• Bryn Schlussler: 2018 Friedlander Upstander Award Essay

    Bryn Schlussler (3rd from right), was a student at Bay Shore High School at the time of receiving Honorable Mention for the Friedlander Upstander Award at HMTC’s 2018 Tolerance Benefit.  Her essay bellow demonstrates that he has acted as an Upstander against bullying and intolerance.

    School is supposed to be a place to learn.  School is supposed to be a place to make friends.  We are told to raise our hands to ask a question.  We are told to raise them isf we have an answer.  We are told that there is no shame in answering a question incorrectly, and that our classmates will not make fun of us if we are wrong.

    Somewhere, somehow we went wrong.  Rumors and insults linger in the halls.  The price tag on our clothes means more than the person wearing them.  We exclude others who are different from us, creating our own social hierarchy in four walls that are supposed to prevent them.  At the very top, the people who everyone wants to be friends with- the “cool” people.  On the bottom, the “rejects”.  People stray away from them because they’re “different” and “weird.”

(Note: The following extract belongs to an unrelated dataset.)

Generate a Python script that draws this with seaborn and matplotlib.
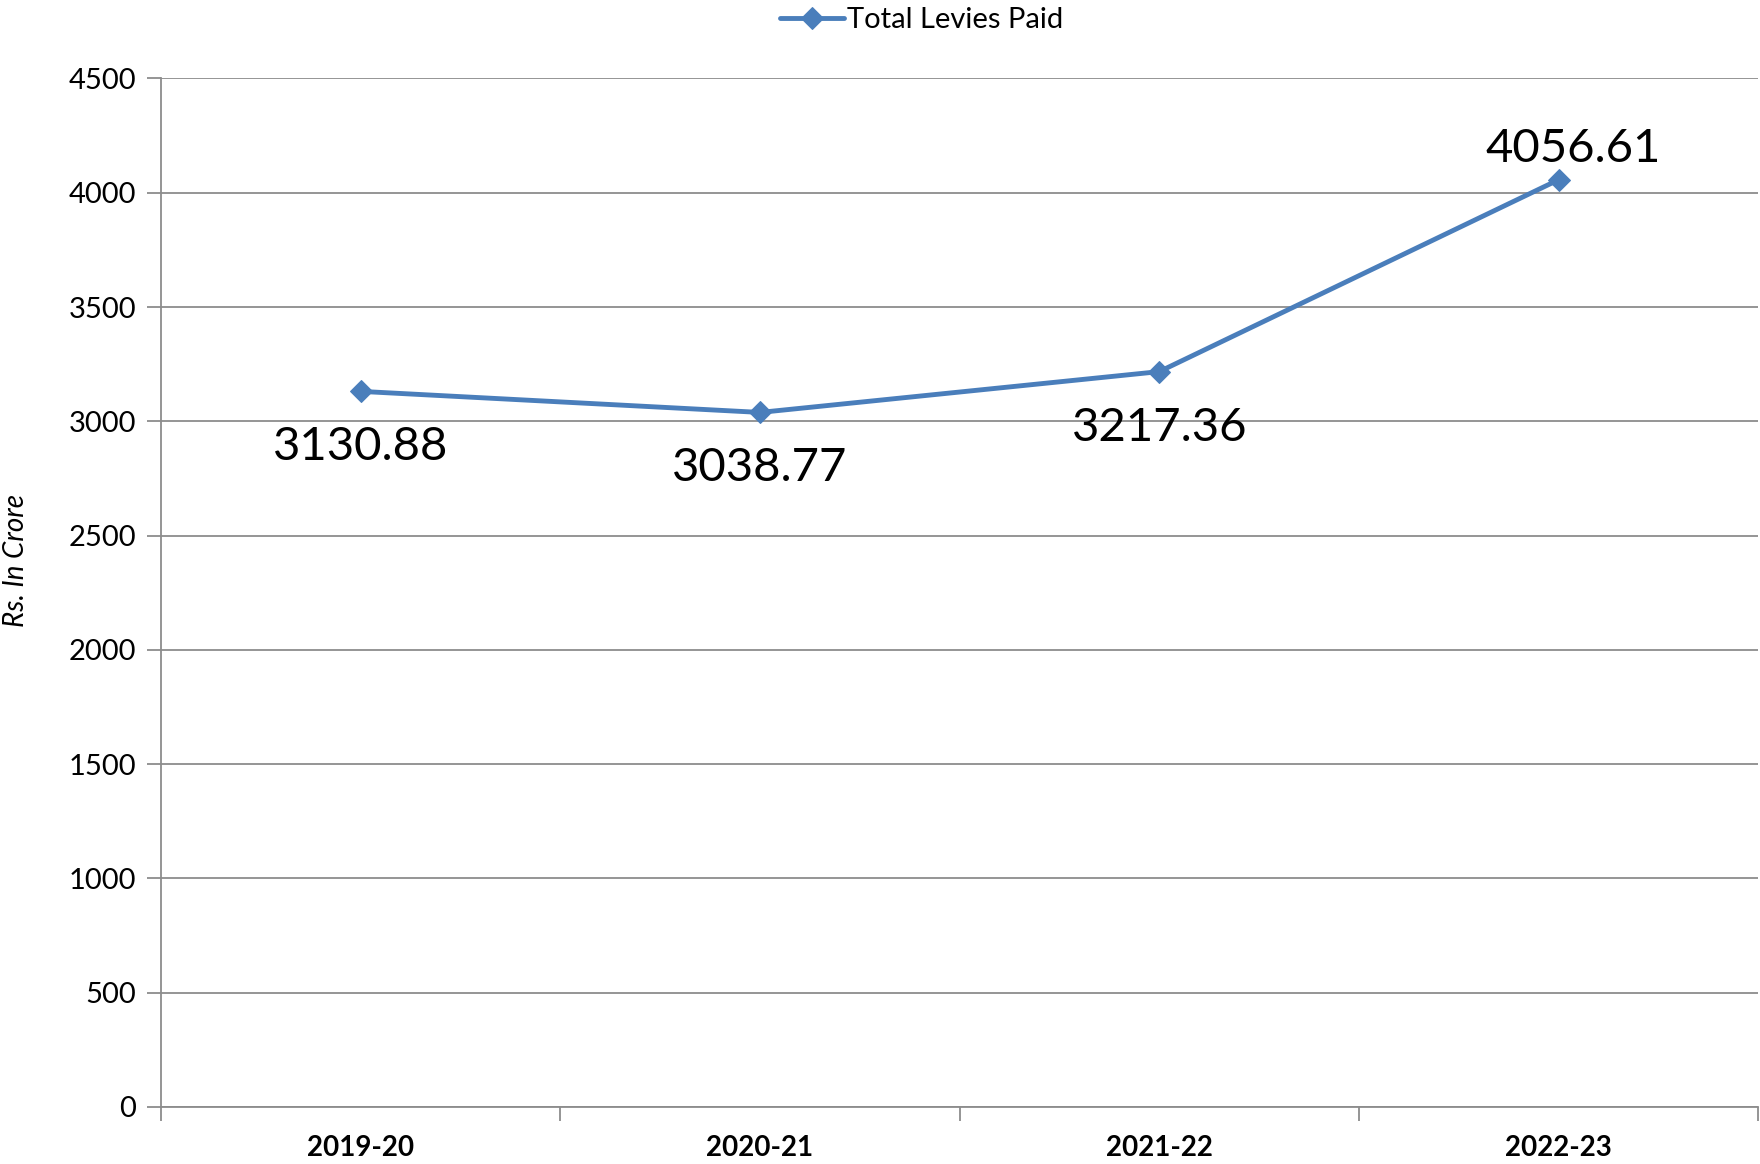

    Prior to the Sandy Hook Elementary shooting, Adam Lanza was described as, “deeply troubled,” by his peers.  Dylan Klebold before the Columbine High School massacre grew a deep hatred for school.  No one questioned it.  No other students tried to help the cause.  People found them weird, and different far before they were labeled as felons, much like most school shooters.  According to CNN, on average there has been a school shooting a week so far in 2018.  We bicker back and forth about gun control, thinking that is the issue.  We think we are making the problem better by talking about it, but in reality, we are not doing anything.  We treat the problem like it is unresolvable.

    But it is not.  While we do not have authority over the issue of gun control, we do have the authority of our own actions.  It is time to start treating others the way we wish to be treated.

    Growing up in a large district, I was exposed to a wide array of people in terms of ethnicity, intelligence, and personality.  There have always been a few students that stray away from the others.  As I progressed to high school I have become more aware of the special education students and how secluded they were from the rest of the students their age.  The general education student population would make fun of these students, whether it was by mimicking them to their face, or by using the work “retarded” behind their back.  This gave me the ammunition to break down the wall between students with and without special needs.

    For two years, I assisted in an adaptive physical education class.  Being the only student in the room without intellectual or developmental disabilities at first was daunting because now I was different from anyone else- but that quickly changed.  Within the gym class, I grew incredibly close to all the students in it.  Forty minutes a day I was able to do more than just be a peer of theirs- I ended up being a vital ingredient in helping them increase their social skills.  They ended up becoming acquainted with my friends and as they passed by friends in the hallway, everyone would be excited to simply say, “hi.”  As opposed to people turning heads and ignoring these special education students, people began acknowledging them, setting off a chain reaction.

    Simultaneously, I helped establish the inaugural Bay Shore chapter of Best Buddies International , which  is a program dedicated for forming authentic friendships between students with and without intellectual and development disabilities.  In the beginning, we were expecting about five general education students, but were incredibly enthusiastic when we were able to recruit over 60 members through publicizing Best Buddies in several different fashions.

    Best Buddies has brought the feeling of friendship and companionship on behalf of both general education students and special education students, while being in their gym class allowed me to break down preexisting walls for these students.  With a little more acceptance from everyone, we can slowly start to see change.